PATERNO’. L’assassinio del paternese Salvatore Cicero era stato quanto di più cruento e drammatico si potesse arrivare a descrivere. Massacrato a calci e pugni dalle due persone con le quali si era dato appuntamento per “dirimere su alcune questioni” nelle campagne di contrada Porrazzo-Scalilli e poi, quando era ancora vivo, cosparso di benzina e bruciato vivo. Una storia terribile. Una vicenda raccapricciante accaduta il 29 ottobre del 2002 e che, oggi, trova la giustizia essersi pronunciata in maniera definitiva.
Per l’assassinio di Salvatore Cicero è stato condannato a 21 anni di galera anche il secondo colpevole dell’omicidio: Francesco Ventura. Già in carcere, dal 2005 si trova, invece, Giuseppe Rutella condannato a 12 anni.
Furono i carabinieri della Compagnia di Paternò a condurre le indagini sull’assassinio. Attraverso una lunga e capillare operazione d’inchiesta supportata da diverse intercettazioni telefoniche ed ambientali, i militari risalirono a Ventura (ritenuto dagli inquirenti l’esecutore ed ideatore materiale della morte di Cicero) e Rutella.

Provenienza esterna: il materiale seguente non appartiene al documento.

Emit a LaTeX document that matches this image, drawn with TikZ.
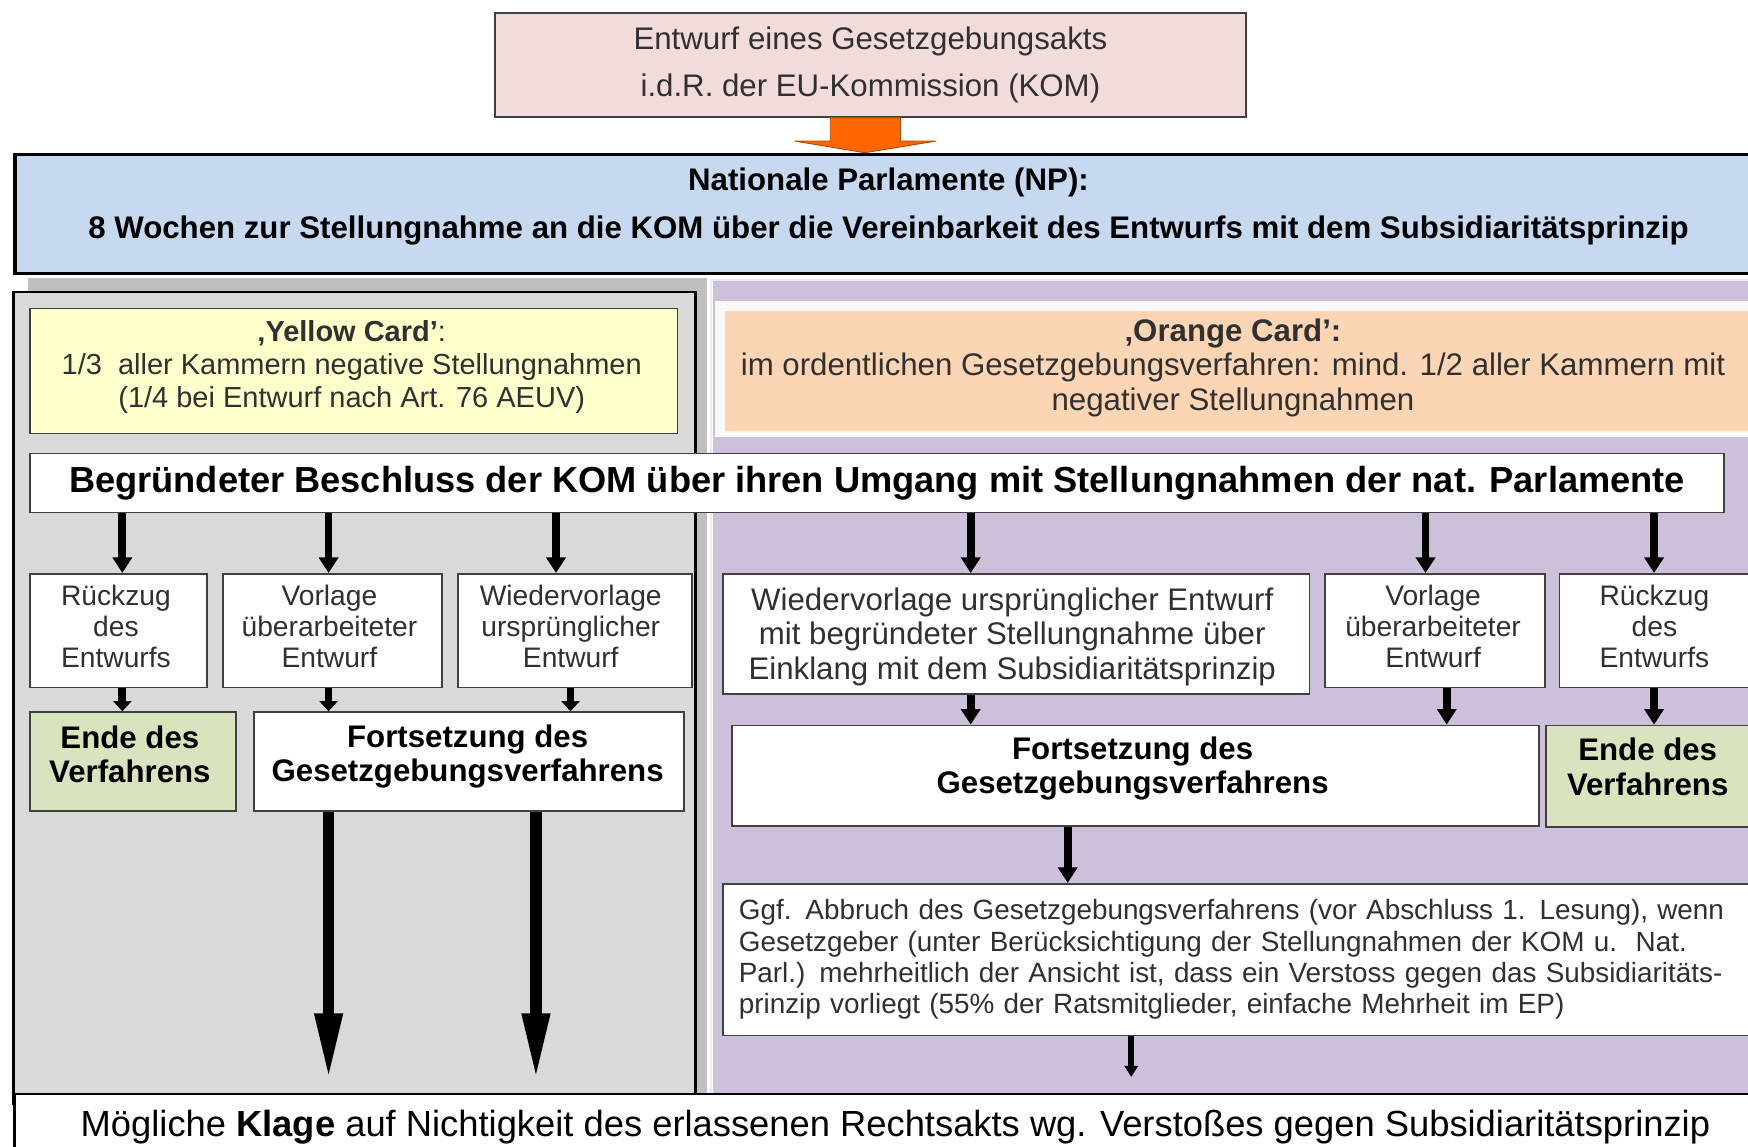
\documentclass[tikz,border=0pt]{standalone}
\usepackage{fontspec}
\setmainfont{Liberation Sans}
\usetikzlibrary{arrows.meta,calc}
\definecolor{pinkc}{HTML}{F2DCDB}
\definecolor{npblue}{HTML}{C6D9F1}
\definecolor{panelgray}{HTML}{D9D9D9}
\definecolor{shadowgray}{HTML}{BFBFBF}
\definecolor{purp}{HTML}{CCC0DA}
\definecolor{yell}{HTML}{FFFFCC}
\definecolor{orangecard}{HTML}{FCD5B5}
\definecolor{greenc}{HTML}{D7E4BD}
\definecolor{arrorange}{HTML}{FF6600}
\definecolor{bordc}{HTML}{404040}
\definecolor{txtc}{HTML}{303030}
\tikzset{
  box/.style={draw=bordc, line width=1.5pt, fill=white, inner sep=0pt, anchor=north west, align=center, text=txtc},
  lbl/.style={inner sep=0pt, align=center, text=txtc},
  smallfont/.style={font=\fontsize{25.3}{27.5}\selectfont},
  boldfont/.style={font=\bfseries\fontsize{28}{30.5}\selectfont, text=black},
  arrA/.style={line width=7pt, -{Triangle[width=17pt,length=14pt]}},
  arrB/.style={line width=7pt, -{Triangle[width=16pt,length=9pt]}},
  arrC/.style={line width=5pt, -{Triangle[width=12pt,length=10pt]}},
  arrL/.style={line width=10pt, -{Triangle[width=23pt,length=60pt]}},
}
\begin{document}
\begin{tikzpicture}[x=1pt,y=-1pt]
\useasboundingbox (0,0) rectangle (1568,1028);
% panels
\fill[shadowgray] (25,249) rectangle (634,980);
\draw[line width=2.5pt, fill=panelgray] (12,262) rectangle (624,990);
\fill[purp] (640,252) rectangle (1575,980);
\draw[white!85!gray, line width=1.5pt] (638,980) -- (638,251) -- (1575,251);
\fill[white!95!gray] (641,270) rectangle (1575,392);
% top
\node[box, fill=pinkc, minimum width=674, minimum height=93, font=\fontsize{28}{43}\selectfont] (draft) at (443,11)
  {Entwurf eines Gesetzgebungsakts\\i.d.R. der EU-Kommission (KOM)};
\node[box, fill=npblue, draw=black, line width=3pt, minimum width=1570, minimum height=107] (np) at (12,137) {};
\node[lbl, text=black, font=\bfseries\fontsize{28}{43}\selectfont] (npt) at (797,185.5)
  {Nationale Parlamente (NP):\\8 Wochen zur Stellungnahme an die KOM über die Vereinbarkeit des Entwurfs mit dem Subsidiaritätsprinzip};
% orange block arrow
\draw[fill=arrorange, draw=arrorange!70!black, line width=0.8pt]
  ($(draft.south)+(-36,0)$) -- ++(0,21) -- ++(-32,0) -- ($(np.north -| draft.south)+(-5,0)$)
  -- ($(draft.south)+(59,21)$) -- ++(-32,0) -- ($(draft.south)+(27,0)$) -- cycle;
% cards
\node[box, fill=yell, minimum width=581, minimum height=112] (yc) at (26,276) {};
\node[lbl, font=\fontsize{26}{29.5}\selectfont] (yct) at (315.5,329.5)
  {{\bfseries ‚Yellow Card’}:\\1/3\ \ aller Kammern negative Stellungnahmen\\(1/4 bei Entwurf nach Art. 76 AEUV)};
\node[box, draw=none, fill=orangecard, minimum width=925, minimum height=108] (oc) at (650,278) {};
\node[lbl, font=\fontsize{28}{31}\selectfont] (oct) at (1106,330)
  {{\bfseries ‚Orange Card’:}\\im ordentlichen Gesetzgebungsverfahren: mind. 1/2 aller Kammern mit\\negativer Stellungnahmen};
% Beschluss
\node[box, minimum width=1520, minimum height=53, text=black, font=\bfseries\fontsize{32.5}{36}\selectfont] (besch) at (26,406)
  {Begründeter Beschluss der KOM über ihren Umgang mit Stellungnahmen der nat. Parlamente};
% left row 1
\node[box, minimum width=159, minimum height=102] (r1) at (26,514) {};
\node[lbl, smallfont] (r1t) at (104,562) {Rückzug\\des\\Entwurfs};
\node[box, minimum width=197, minimum height=102] (r2) at (199,514) {};
\node[lbl, smallfont] (r2t) at (295.5,562) {Vorlage\\überarbeiteter\\Entwurf};
\node[box, minimum width=210, minimum height=102] (r3) at (410,514) {};
\node[lbl, smallfont] (r3t) at (512,562) {Wiedervorlage\\ursprünglicher\\Entwurf};
% left row 2
\node[box, fill=greenc, minimum width=185, minimum height=89] (e1) at (26,638) {};
\node[lbl, boldfont] (e1t) at (116.5,676.5) {Ende des\\Verfahrens};
\node[box, minimum width=386, minimum height=89] (f1) at (227,638) {};
\node[lbl, boldfont] (f1t) at (419.5,678.5) {Fortsetzung des\\Gesetzgebungsverfahrens};
% right row 1
\node[box, minimum width=526, minimum height=108] (r4) at (648,514) {};
\node[lbl, font=\fontsize{28}{31}\selectfont] (r4t) at (908,571)
  {Wiedervorlage ursprünglicher Entwurf\\mit begründeter Stellungnahme über\\Einklang mit dem Subsidiaritätsprinzip};
\node[box, minimum width=197, minimum height=102] (r5) at (1188,514) {};
\node[lbl, smallfont] (r5t) at (1285.5,562) {Vorlage\\überarbeiteter\\Entwurf};
\node[box, minimum width=178, minimum height=102] (r6) at (1398,514) {};
\node[lbl, smallfont] (r6t) at (1484,562) {Rückzug\\des\\Entwurfs};
% right row 2
\node[box, minimum width=724, minimum height=90] (f2) at (656,650) {};
\node[lbl, boldfont, font=\bfseries\fontsize{28}{31}\selectfont] (f2t) at (1016,689.5) {Fortsetzung des\\Gesetzgebungsverfahrens};
\node[box, fill=greenc, minimum width=190, minimum height=91] (e2) at (1386,650) {};
\node[lbl, boldfont, font=\bfseries\fontsize{28}{31}\selectfont] (e2t) at (1478,688) {Ende des\\Verfahrens};
% Abbruch
\node[box, align=left, text width=905, inner xsep=14pt, minimum height=136, font=\fontsize{25}{28}\selectfont] (ab) at (648,792)
  {Ggf. Abbruch des Gesetzgebungsverfahrens (vor Abschluss 1. Lesung), wenn\\
   Gesetzgeber (unter Berücksichtigung der Stellungnahmen der KOM u.\ \ Nat.\\
   Parl.) mehrheitlich der Ansicht ist, dass ein Verstoss gegen das Subsidiaritäts-\\
   prinzip vorliegt (55\% der Ratsmitglieder, einfache Mehrheit im EP)};
% bottom
\node[box, draw=black, line width=2.5pt, minimum width=1580, minimum height=60, text=black, font=\fontsize{32.6}{36}\selectfont] (kl) at (12,980)
  {Mögliche \textbf{Klage} auf Nichtigkeit des erlassenen Rechtsakts wg. Verstoßes gegen Subsidiaritätsprinzip};
% top row arrows
\coordinate (t1) at ($(r1.north)+(3.5,0)$);
\coordinate (t2) at ($(r2.north)+(-3.5,0)$);
\coordinate (t3) at ($(r3.north)+(-17,0)$);
\coordinate (t4) at ($(r4.north)+(-41,0)$);
\coordinate (t5) at ($(r5.north)+(-8.5,0)$);
\coordinate (t6) at ($(r6.north)+(-4,0)$);
\foreach \c in {t1,t2,t3,t4,t5,t6} { \draw[arrA] (besch.south -| \c) -- (\c); }
% row1 -> row2
\coordinate (s1) at ($(r1.south)+(3.5,0)$);
\coordinate (s2) at ($(r2.south)+(-3.5,0)$);
\coordinate (s3) at ($(r3.south)+(-4,0)$);
\draw[arrB] (s1) -- (e1.north -| s1);
\draw[arrB] (s2) -- (f1.north -| s2);
\draw[arrB] (s3) -- (f1.north -| s3);
\coordinate (s4) at ($(r4.south)+(-41,0)$);
\coordinate (s5) at ($(r5.south)+(10.5,0)$);
\coordinate (s6) at ($(r6.south)+(-4,0)$);
\draw[arrA] (s4) -- (f2.north -| s4);
\draw[arrA] (s5) -- (f2.north -| s5);
\draw[arrA] (s6) -- (e2.north -| s6);
% long arrows
\coordinate (L1) at ($(f1.south)+(-126,0)$);
\coordinate (L2) at ($(f1.south)+(60,0)$);
\coordinate (L1e) at ($(L1 |- kl.north)+(0,-11)$);
\coordinate (L2e) at ($(L2 |- kl.north)+(0,-11)$);
\draw[arrL] (L1) -- (L1e);
\draw[arrL] (L2) -- (L2e);
% right lower arrows
\coordinate (m1) at ($(f2.south)+(-61,0)$);
\draw[arrA] (m1) -- (ab.north -| m1);
\coordinate (m2) at ($(ab.south)+(-100.5,0)$);
\coordinate (m2e) at ($(m2 |- kl.north)+(0,-14)$);
\draw[arrC] (m2) -- (m2e);
\end{tikzpicture}
\end{document}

Ventura in primo grado venne assolto; poi condannato, però, in Appello e Cassazione. Venne chiesta la revisione del processo: ma anche in questo caso, al termine di altri due gradi di giudizio (l’ultimo di queste ore in Cassazione) la condanna è stata confermata. “Uno di quei casi nei quali possiamo ben dire che la giustizia italiana funziona – spiega Nino Grippaldi legale della famiglia Cicero -: alla fine giustizia è stata fatta passando praticamente per cinque gradi di giudizio”.